Extracted data entries:
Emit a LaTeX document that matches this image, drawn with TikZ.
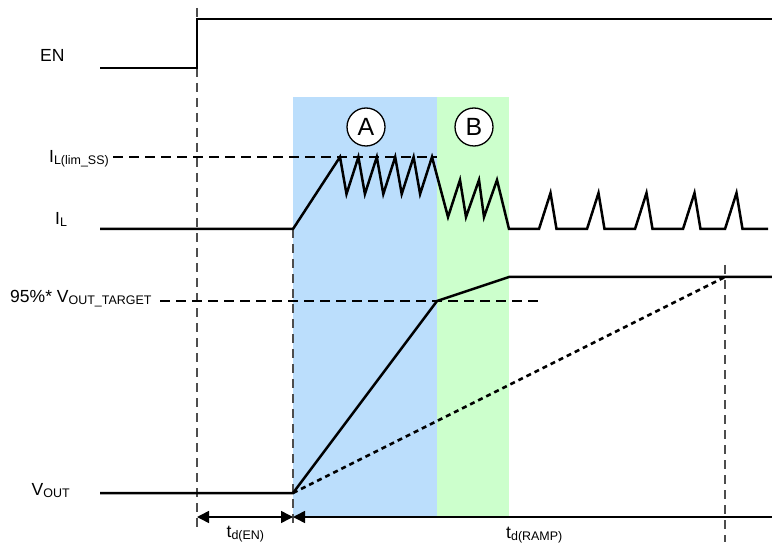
\documentclass[tikz,border=0pt]{standalone}
\usepackage{fontspec}
\setmainfont{Liberation Sans}
\usetikzlibrary{arrows.meta}
\definecolor{phaseA}{RGB}{187,222,252}
\definecolor{phaseB}{RGB}{204,255,204}
\definecolor{guidegray}{RGB}{77,77,77}
\newcommand{\sbs}[1]{\raisebox{-2bp}{\fontsize{12.5}{12.5}\selectfont #1}}
\begin{document}
\begin{tikzpicture}[x=1bp,y=-1bp,>={Triangle[length=12bp,width=12bp]},line join=miter,
    wave/.style={line width=2.5bp},
    guide/.style={draw=guidegray,line width=1.8bp,dash pattern=on 9bp off 6bp},
    level/.style={line width=1.3bp,dash pattern=on 10bp off 6bp},
    lbl/.style={font=\fontsize{17.6}{20}\selectfont,inner sep=0pt,anchor=base west},
    phase/.style={circle,draw,fill=white,line width=1.3bp,minimum size=38bp,inner sep=0pt,font=\fontsize{25}{25}\selectfont}]
    \useasboundingbox (0,0) rectangle (772,548);
    %% phases
    \fill[phaseA] (293,97) rectangle (437,517);
    \fill[phaseB] (437,97) rectangle (509,517);
    \node[phase] (A) at (366,127) {A};
    \node[phase] (B) at (474,127) {B};
    %% guides
    \draw[guide] (197,8) -- (197,528);
    \draw[guide] (293,229) -- (293,528);
    \draw[guide] (725,265) -- (725,542);
    \draw[level] (113,157) -- (437,157);
    \draw[level] (160,301) -- (540,301);
    %% waveforms
    \draw[wave] (100,68) -- (197,68) -- (197,19) -- (772,19);
    \draw[wave] (100,229) -- (293,229) -- (340,157)
      foreach \k in {0,...,4} {-- ({346.5+18.4*\k},194) -- ({358.4+18.4*\k},157)}
      -- (448,217) -- (460,180) -- (466,217) -- (479,180) -- (484,217) -- (497,180) -- (509,229)
      foreach \s in {539,587,635,683,725} {-- (\s,229) -- ({\s+11.5},193) -- ({\s+17.5},229)}
      -- (768,229);
    \draw[wave] (100,493) -- (293,493) -- (437,301) -- (509,277) -- (772,277);
    \draw[line width=2.5bp,dash pattern=on 5bp off 4bp] (293,493) -- (725,277);
    %% delays
    \coordinate (tEN) at (197,517);
    \coordinate (tRAMP) at (293,517);
    \coordinate (tEND) at (772,517);
    \draw[<->,line width=1.5bp] (tEN) -- (tRAMP);
    \draw[<-,line width=1.5bp] (tRAMP) -- (tEND);
    %% labels
    \node[lbl] (en) at (40,61.5) {EN};
    \node[lbl] (ilim) at (49,163) {I\sbs{L(lim\_SS)}};
    \node[lbl] (il) at (55,225) {I\sbs{L}};
    \node[lbl] (vtgt) at (10,302.5) {95\%* V\sbs{OUT\_TARGET}};
    \node[lbl] (vout) at (31.5,495) {V\sbs{OUT}};
    \node[lbl] (ten) at (226.5,537) {t\sbs{d(EN)}};
    \node[lbl] (tramp) at (506,538) {t\sbs{d(RAMP)}};
    %
\end{tikzpicture}
\end{document}
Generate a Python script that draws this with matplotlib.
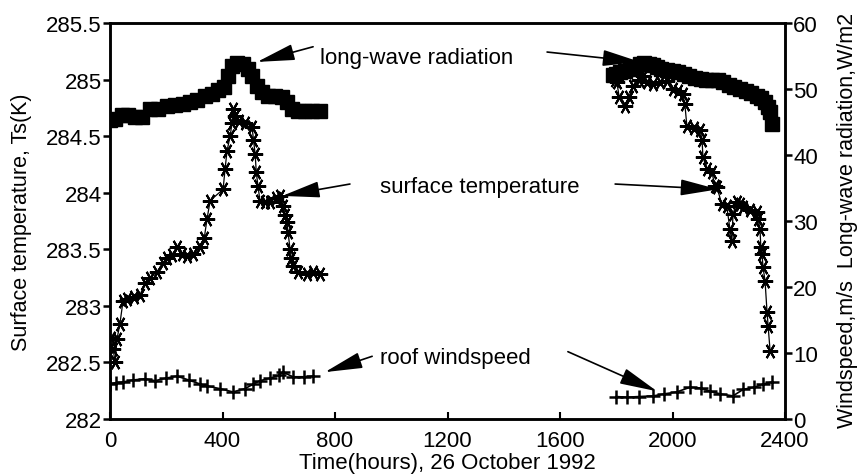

To do - Pictures are excluded; output everything else in the data verbatim.

Output for this task -
Emit a LaTeX document that matches this image, drawn with TikZ.
\documentclass[tikz,border=0pt]{standalone}
\usepackage{fontspec}
\setmainfont{Liberation Sans}
\usetikzlibrary{arrows.meta}
\definecolor{phaseA}{RGB}{187,222,252}
\definecolor{phaseB}{RGB}{204,255,204}
\definecolor{guidegray}{RGB}{77,77,77}
\newcommand{\sbs}[1]{\raisebox{-2bp}{\fontsize{12.5}{12.5}\selectfont #1}}
\begin{document}
\begin{tikzpicture}[x=1bp,y=-1bp,>={Triangle[length=12bp,width=12bp]},line join=miter,
    wave/.style={line width=2.5bp},
    guide/.style={draw=guidegray,line width=1.8bp,dash pattern=on 9bp off 6bp},
    level/.style={line width=1.3bp,dash pattern=on 10bp off 6bp},
    lbl/.style={font=\fontsize{17.6}{20}\selectfont,inner sep=0pt,anchor=base west},
    phase/.style={circle,draw,fill=white,line width=1.3bp,minimum size=38bp,inner sep=0pt,font=\fontsize{25}{25}\selectfont}]
    \useasboundingbox (0,0) rectangle (772,548);
    %% phases
    \fill[phaseA] (293,97) rectangle (437,517);
    \fill[phaseB] (437,97) rectangle (509,517);
    \node[phase] (A) at (366,127) {A};
    \node[phase] (B) at (474,127) {B};
    %% guides
    \draw[guide] (197,8) -- (197,528);
    \draw[guide] (293,229) -- (293,528);
    \draw[guide] (725,265) -- (725,542);
    \draw[level] (113,157) -- (437,157);
    \draw[level] (160,301) -- (540,301);
    %% waveforms
    \draw[wave] (100,68) -- (197,68) -- (197,19) -- (772,19);
    \draw[wave] (100,229) -- (293,229) -- (340,157)
      foreach \k in {0,...,4} {-- ({346.5+18.4*\k},194) -- ({358.4+18.4*\k},157)}
      -- (448,217) -- (460,180) -- (466,217) -- (479,180) -- (484,217) -- (497,180) -- (509,229)
      foreach \s in {539,587,635,683,725} {-- (\s,229) -- ({\s+11.5},193) -- ({\s+17.5},229)}
      -- (768,229);
    \draw[wave] (100,493) -- (293,493) -- (437,301) -- (509,277) -- (772,277);
    \draw[line width=2.5bp,dash pattern=on 5bp off 4bp] (293,493) -- (725,277);
    %% delays
    \coordinate (tEN) at (197,517);
    \coordinate (tRAMP) at (293,517);
    \coordinate (tEND) at (772,517);
    \draw[<->,line width=1.5bp] (tEN) -- (tRAMP);
    \draw[<-,line width=1.5bp] (tRAMP) -- (tEND);
    %% labels
    \node[lbl] (en) at (40,61.5) {EN};
    \node[lbl] (ilim) at (49,163) {I\sbs{L(lim\_SS)}};
    \node[lbl] (il) at (55,225) {I\sbs{L}};
    \node[lbl] (vtgt) at (10,302.5) {95\%* V\sbs{OUT\_TARGET}};
    \node[lbl] (vout) at (31.5,495) {V\sbs{OUT}};
    \node[lbl] (ten) at (226.5,537) {t\sbs{d(EN)}};
    \node[lbl] (tramp) at (506,538) {t\sbs{d(RAMP)}};
    %
\end{tikzpicture}
\end{document}
Generate a Python script that draws this with matplotlib.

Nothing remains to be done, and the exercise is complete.